The plaintext key is shown **exactly once** in the modal. Copy it,
store it somewhere your app can read it (env var, secrets manager),
then dismiss the modal. If you lose it, revoke and generate a new one
— there's no way to recover the original.

## One key, two surfaces

The same `vso_…` key authorises:

* The REST API documented here (`https://verseodin.com/api/v1/*`)
* The [Verseodin Claude / MCP connector](https://verseodin.com/dashboard/settings/api-keys)

There's no separate "MCP key" or "API key" — they're the same row in the same table. Revoking from the dashboard kills both surfaces simultaneously.

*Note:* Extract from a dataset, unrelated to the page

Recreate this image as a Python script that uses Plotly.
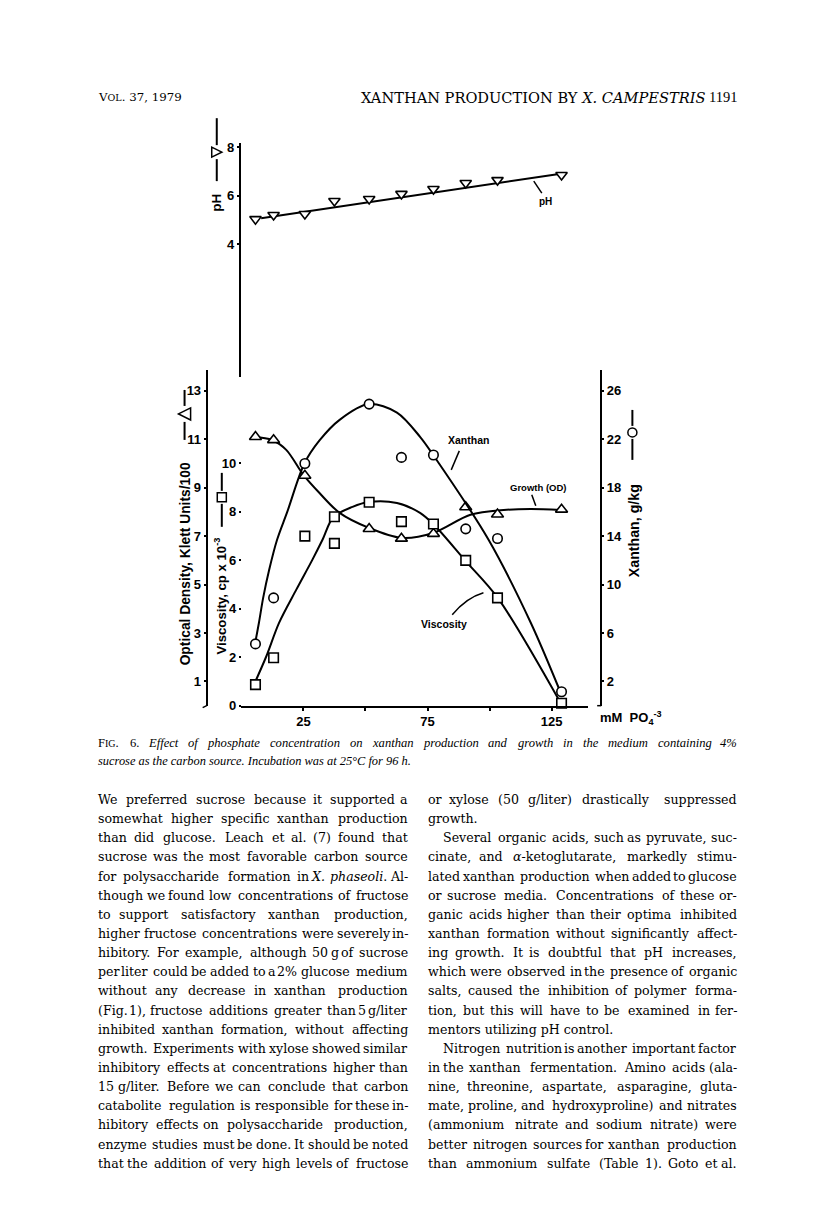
import re
import plotly.graph_objects as go

# page coordinates below are the reference's pixels; px/py map them onto the figure
OFF = 8                   # default body margin of the html page
SX, CX = 0.9937, 2.6      # small screen scaling seen on the rendered page
SY, CY = 0.9916, 2.8
W, H = 800, 1190

# ---------------- data ----------------
# phosphate concentration, mM PO4-3
conc = [5.7, 13, 25.6, 37.5, 51.5, 64.5, 77.4, 90.4, 103.2, 129]
ph = [5.03, 5.2, 5.24, 5.78, 5.86, 6.07, 6.27, 6.52, 6.64, 6.85]
ph_fit_x = [8, 128]
ph_fit_y = [5.07, 6.89]

xan_x = [5.7, 13, 25.6, 51.5, 64.5, 77.4, 90.4, 103.2, 129]
xanthan = [5.1, 8.9, 20.0, 24.9, 20.5, 20.7, 14.6, 13.8, 1.15]
xan_curve_x = [5.5, 7.1, 8.8, 11.2, 14.4, 18.5, 25.4, 31.5, 39.6, 51.4, 62.7, 72.0, 77.3, 99.6, 116.6, 128.5]
xan_curve_y = [5.1, 6.85, 8.9, 11.2, 13.7, 16.0, 20.0, 21.9, 23.6, 24.9, 24.2, 22.2, 20.7, 13.7, 6.85, 1.15]

growth_x = [5.7, 13, 25.6, 51.5, 64.5, 77.4, 90.4, 103.2, 129]
growth = [11.1, 10.97, 9.5, 7.3, 6.9, 7.1, 8.2, 7.9, 8.1]
growth_curve_x = [4.7, 12.4, 18.1, 25.0, 31.5, 39.6, 51.4, 64.4, 77.3, 92.3, 105.7, 116.6, 128.8]
growth_curve_y = [11.09, 10.97, 10.56, 9.53, 8.78, 7.96, 7.34, 6.93, 7.13, 7.88, 8.08, 8.12, 8.08]

visc_x = [5.7, 13, 25.6, 37.5, 37.5, 51.5, 64.5, 77.4, 90.4, 103.2, 129]
viscosity = [0.87, 1.98, 7.0, 7.8, 6.7, 8.4, 7.6, 7.5, 6.0, 4.45, 0.1]
visc_curve_x = [5.1, 10.0, 15.2, 22.1, 28.6, 32.7, 37.1, 44.8, 51.3, 62.7, 72.0, 77.7, 90.3, 103.3, 128.8]
visc_curve_y = [0.87, 2.02, 3.42, 4.78, 6.02, 6.85, 7.79, 8.21, 8.41, 8.37, 7.96, 7.46, 5.98, 4.45, 0.08]

x_ticks = [25, 50, 75, 100, 125]
x_ticktext = ["25", "", "75", "", "125"]
od_ticks = [1, 3, 5, 7, 9, 11, 13]
visc_ticks = [0, 2, 4, 6, 8, 10]
xan_ticks = [2, 6, 10, 14, 18, 22, 26]
ph_ticks = [4, 6, 8]

# ---------------- page text ----------------
header_left = "V<span style='font-size:9.5px'>OL</span>. 37, 1979"
header_right = "XANTHAN PRODUCTION BY <i>X. CAMPESTRIS</i>"
page_no = "1191"
cap1 = ("Effect of phosphate concentration on xanthan production and growth "
        "in the medium containing 4%")
cap2 = "sucrose as the carbon source. Incubation was at 25°C for 96 h."
left_col = [
    "We preferred sucrose because it supported a",
    "somewhat higher specific xanthan production",
    "than did glucose. Leach et al. (7) found that",
    "sucrose was the most favorable carbon source",
    "for polysaccharide formation in <i>X.</i> <i>phaseoli</i>. Al-",
    "though we found low concentrations of fructose",
    "to support satisfactory xanthan production,",
    "higher fructose concentrations were severely in-",
    "hibitory. For example, although 50 g of sucrose",
    "per liter could be added to a 2% glucose medium",
    "without any decrease in xanthan production",
    "(Fig. 1), fructose additions greater than 5 g/liter",
    "inhibited xanthan formation, without affecting",
    "growth. Experiments with xylose showed similar",
    "inhibitory effects at concentrations higher than",
    "15 g/liter. Before we can conclude that carbon",
    "catabolite regulation is responsible for these in-",
    "hibitory effects on polysaccharide production,",
    "enzyme studies must be done. It should be noted",
    "that the addition of very high levels of fructose",
]
right_col = [
    "or xylose (50 g/liter) drastically suppressed",
    "growth.",
    "Several organic acids, such as pyruvate, suc-",
    "cinate, and <i>α</i>-ketoglutarate, markedly stimu-",
    "lated xanthan production when added to glucose",
    "or sucrose media. Concentrations of these or-",
    "ganic acids higher than their optima inhibited",
    "xanthan formation without significantly affect-",
    "ing growth. It is doubtful that pH increases,",
    "which were observed in the presence of organic",
    "salts, caused the inhibition of polymer forma-",
    "tion, but this will have to be examined in fer-",
    "mentors utilizing pH control.",
    "Nitrogen nutrition is another important factor",
    "in the xanthan fermentation. Amino acids (ala-",
    "nine, threonine, aspartate, asparagine, gluta-",
    "mate, proline, and hydroxyproline) and nitrates",
    "(ammonium nitrate and sodium nitrate) were",
    "better nitrogen sources for xanthan production",
    "than ammonium sulfate (Table 1). Goto et al.",
]
right_short = {1, 12}      # paragraph-final lines, not justified
right_indent = {2, 13}     # paragraph starts


def px(x):
    return ((x - CX) / SX - OFF) / W


def py(y):
    return 1 - ((y - CY) / SY - OFF) / H


# rough advance widths (em): DejaVu Serif for the body, Times italic for the caption
SERIF_W = {" ": .318, ".": .318, ",": .318, "-": .338, "(": .391, ")": .391, "/": .337, "%": .95,
           ":": .337, "°": .5, "α": .62}
for c, w in zip("abcdefghijklmnopqrstuvwxyz",
                [.596, .641, .561, .641, .593, .368, .641, .642, .321, .317, .611, .321, .956,
                 .642, .602, .641, .641, .478, .513, .401, .642, .576, .857, .576, .576, .524]):
    SERIF_W[c] = w * 1.09
for c, w in zip("ABCDEFGHIJKLMNOPQRSTUVWXYZ",
                [.725, .731, .731, .827, .731, .689, .79, .87, .418, .418, .753, .699, 1.022,
                 .87, .821, .669, .821, .771, .689, .675, .819, .725, 1.062, .721, .675, .689]):
    SERIF_W[c] = w * 1.09
for c in "0123456789":
    SERIF_W[c] = .68

ITAL_W = {" ": .25, ".": .25, ",": .25, "%": .833, "°": .4}
for c, w in zip("abcdefghijklmnopqrstuvwxyz",
                [.5, .5, .444, .5, .444, .278, .5, .5, .278, .278, .444, .278, .722,
                 .5, .5, .5, .5, .389, .389, .278, .5, .444, .667, .444, .444, .389]):
    ITAL_W[c] = w
for c in "0123456789":
    ITAL_W[c] = .5
ITAL_W.update({"E": .611, "I": .333, "C": .667, "F": .556, "G": .722})


def plain(s):
    return re.sub(r"<[^>]+>", "", s)


def text_w(s, size, table):
    return sum(table.get(c, .6) for c in plain(s)) * size


SERIF = "DejaVu Serif"
TIMES = "Liberation Serif"
anns = []


def put(text, x, y, size, anchor="left", family=SERIF):
    anns.append(dict(text=text, x=px(x), y=py(y), xref="paper", yref="paper", showarrow=False,
                     xanchor=anchor, yanchor="middle",
                     font=dict(family=family, size=size, color="black")))


def justify(words, x0, x1, y, size, family=SERIF, table=SERIF_W):
    # end words pinned to the column edges, inner words placed by their centres
    ws = [text_w(w, size, table) for w in words]
    n = len(words)
    gap = (x1 - x0 - sum(ws)) / (n - 1)
    for i, w in enumerate(words):
        left = x0 + sum(ws[:i]) + gap * i
        if i == 0:
            put(w, x0, y, size, "left", family)
        elif i == n - 1:
            put(w, x1, y, size, "right", family)
        else:
            put(w, left + ws[i] / 2, y, size, "center", family)


BODY = 12.6
LINE = 19.15
for i, line in enumerate(left_col):
    justify(line.split(" "), 98, 410, 800 + i * LINE, BODY)
for i, line in enumerate(right_col):
    x0 = 441 if i in right_indent else 426
    if i in right_short:
        put(line, x0, 800 + i * LINE, BODY)
    else:
        justify(line.split(" "), x0, 737, 800 + i * LINE, BODY)

cap_words = ["F<span style='font-size:10px'>IG</span>.", "6."] + ["<i>%s</i>" % w for w in cap1.split(" ")]
justify(cap_words, 98, 737, 743, 12.6, TIMES, ITAL_W)
put("<i>" + cap2 + "</i>", 98, 761, 12.4, "left", TIMES)
put(header_left, 98, 97, 11.8)
put(header_right, 705, 97, 14.6, "right")
put(page_no, 737, 97, 14.5, "right", TIMES)

# ---------------- chart ----------------
SANS = "Liberation Sans"
blk = "black"
fig = go.Figure()


def curve(x, y, yax):
    fig.add_trace(go.Scatter(x=x, y=y, yaxis=yax, mode="lines", hoverinfo="skip",
                             line=dict(color=blk, width=2, shape="spline", smoothing=0.9)))


def points(x, y, yax, sym, size):
    fig.add_trace(go.Scatter(x=x, y=y, yaxis=yax, mode="markers", cliponaxis=False,
                             marker=dict(symbol=sym, size=size, color="white",
                                         line=dict(color=blk, width=1.6))))


fig.add_trace(go.Scatter(x=ph_fit_x, y=ph_fit_y, yaxis="y4", mode="lines", line=dict(color=blk, width=2)))
points(conc, ph, "y4", "triangle-down", 10)
curve(xan_curve_x, xan_curve_y, "y3")
curve(growth_curve_x, growth_curve_y, "y")
curve(visc_curve_x, visc_curve_y, "y2")
points(xan_x, xanthan, "y3", "circle", 9.5)
points(growth_x, growth, "y", "triangle-up", 10.5)
points(visc_x, viscosity, "y2", "square", 9.5)

tf = dict(family=SANS, size=13, color=blk, weight="bold")
common = dict(showgrid=False, zeroline=False, tickfont=tf, ticks="outside", ticklen=2,
              tickwidth=2, tickcolor=blk, linecolor=blk, linewidth=2)
main_dom = [py(706), py(370)]


def bold(text, x, y, size, angle=0, family=SANS):
    anns.append(dict(text="<b>" + text + "</b>", x=px(x), y=py(y), xref="paper", yref="paper",
                     showarrow=False, xanchor="center", yanchor="middle", textangle=angle,
                     font=dict(family=family, size=size, color=blk)))


# axis titles (rotated, read bottom to top)
bold("Optical Density, Klett Units/100", 187, 564, 13.8, -90)
bold("Viscosity, cp x 10<sup>-3</sup>", 222, 596, 13.2, -90)
bold("Xanthan, g/kg", 632, 531, 14.2, -90)
bold("pH", 217, 203, 13.5, -90)

bold("mM  PO<sub>4</sub><sup>-3</sup>", 630, 718, 13)
bold("Xanthan", 468, 440, 10.5)
bold("Growth (OD)", 537, 488, 9.5)
bold("Viscosity", 444, 624, 10.5)
bold("pH", 545, 201, 10)

shapes = []


def seg(x0, y0, x1, y1, w=1.5):
    shapes.append(dict(type="line", xref="paper", yref="paper", x0=px(x0), y0=py(y0),
                       x1=px(x1), y1=py(y1), line=dict(color=blk, width=w)))


def key(x, top, s0, s1, bot, sym):
    # "—symbol—" key beside an axis title, drawn vertically
    seg(x, top, x, s0 - 2, 2)
    seg(x, s1 + 2, x, bot, 2)
    r = (s1 - s0) / 2
    yc = (s0 + s1) / 2
    style = dict(xref="paper", yref="paper", line=dict(color=blk, width=1.5), fillcolor="white")
    if sym == "circle":
        shapes.append(dict(type="circle", x0=px(x - r), x1=px(x + r), y0=py(s0), y1=py(s1), **style))
    elif sym == "square":
        shapes.append(dict(type="rect", x0=px(x - r), x1=px(x + r), y0=py(s0), y1=py(s1), **style))
    else:
        d = -1 if sym == "left" else 1
        pts = [(x + d * r, yc), (x - d * r, s0), (x - d * r, s1)]
        path = "M " + " L ".join("%f %f" % (px(a), py(b)) for a, b in pts) + " Z"
        shapes.append(dict(type="path", path=path, **style))


key(186, 390, 408, 420, 440, "left")
key(223, 473, 493, 502, 527, "square")
key(631, 410, 428, 437, 460, "circle")
key(218, 118, 147, 157, 181, "right")

seg(459, 451, 451, 470)          # Xanthan leader
seg(531, 495, 535, 506)          # Growth leader
seg(533, 181, 541, 193)          # pH leader
shapes.append(dict(type="path", xref="paper", yref="paper",
                   path="M %f %f Q %f %f %f %f" % (px(452), py(615), px(466), py(598), px(483), py(593)),
                   line=dict(color=blk, width=1.5)))
seg(208, 706, 204, 708)          # axis foot hooks
seg(600, 706, 596, 706)

fig.update_layout(
    width=W, height=H, margin=dict(l=0, r=0, t=0, b=0),
    paper_bgcolor="white", plot_bgcolor="rgba(0,0,0,0)", showlegend=False,
    xaxis=dict(domain=[px(242.4), px(587)], range=[0, 139.7], anchor="y", showline=True,
               tickvals=x_ticks, ticktext=x_ticktext, **{**common, "ticklen": 3}),
    yaxis=dict(domain=main_dom, range=[0, 13.86], anchor="free", position=px(208),
               showline=True, tickvals=od_ticks, **common),
    yaxis2=dict(overlaying="y", range=[0, 13.86], anchor="free", position=px(242),
                showline=False, tickvals=visc_ticks, **common),
    yaxis3=dict(overlaying="y", range=[0, 27.72], anchor="free", position=px(600), side="right",
                showline=True, tickvals=xan_ticks, **common),
    yaxis4=dict(domain=[py(377), py(143)], range=[-1.485, 8.165], anchor="free", position=px(241),
                showline=True, tickvals=ph_ticks, **common),
    annotations=anns,
    shapes=shapes,
)
fig.write_html("out.html")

## What the key authorises

A key is bound to the user who generated it. It can read:

* Every universe owned by that user
* Every history row, prompt, metric belonging to those universes

It **cannot**:

* Modify any data (the API is GET-only)
* Read other users' universes (each request goes through ownership verification)
* Issue new keys, change account settings, or do anything outside the data-read scope

## Key rotation playbook

If you suspect a key is leaked (committed to git, leaked in logs, copy-pasted into a chat):

<Steps>
  <Step title="Generate the new key first">
    Open the dashboard, click **Generate key**, copy the new `vso_…` value.
  </Step>

  <Step title="Update your apps to use the new key">
    Push the new key to your secrets manager / env vars, redeploy.
  </Step>

  <Step title="Revoke the leaked key">
    In the dashboard, click **Revoke** on the old key. The next request that uses it gets `401 authentication_error` immediately.
  </Step>
</Steps>

The order matters — revoke the old key only **after** every consumer is on the new one, otherwise you'll see traffic fail in between.

## Failure modes

| Scenario                                                           | Response                                                                                |
| ------------------------------------------------------------------ | --------------------------------------------------------------------------------------- |
| Missing `Authorization` header                                     | `401 authentication_error` — "Missing or malformed Authorization header."               |
| Header present but doesn't start with `Bearer `                    | `401 authentication_error`                                                              |
| Key not in our table (typo, fake key)                              | `401 authentication_error` — "invalid or missing api key"                               |
| Key was revoked                                                    | `401 authentication_error`                                                              |
| Key exists and is valid → owns the universe                        | `200` (assuming filters are valid)                                                      |
| Key exists and is valid but **doesn't own** the requested universe | `403 permission_error` — "access denied: this universe does not belong to your account" |

The 401 vs 403 split is intentional: 401 means "we don't know who you are or your key is dead"; 403 means "we know who you are, you just can't touch this resource."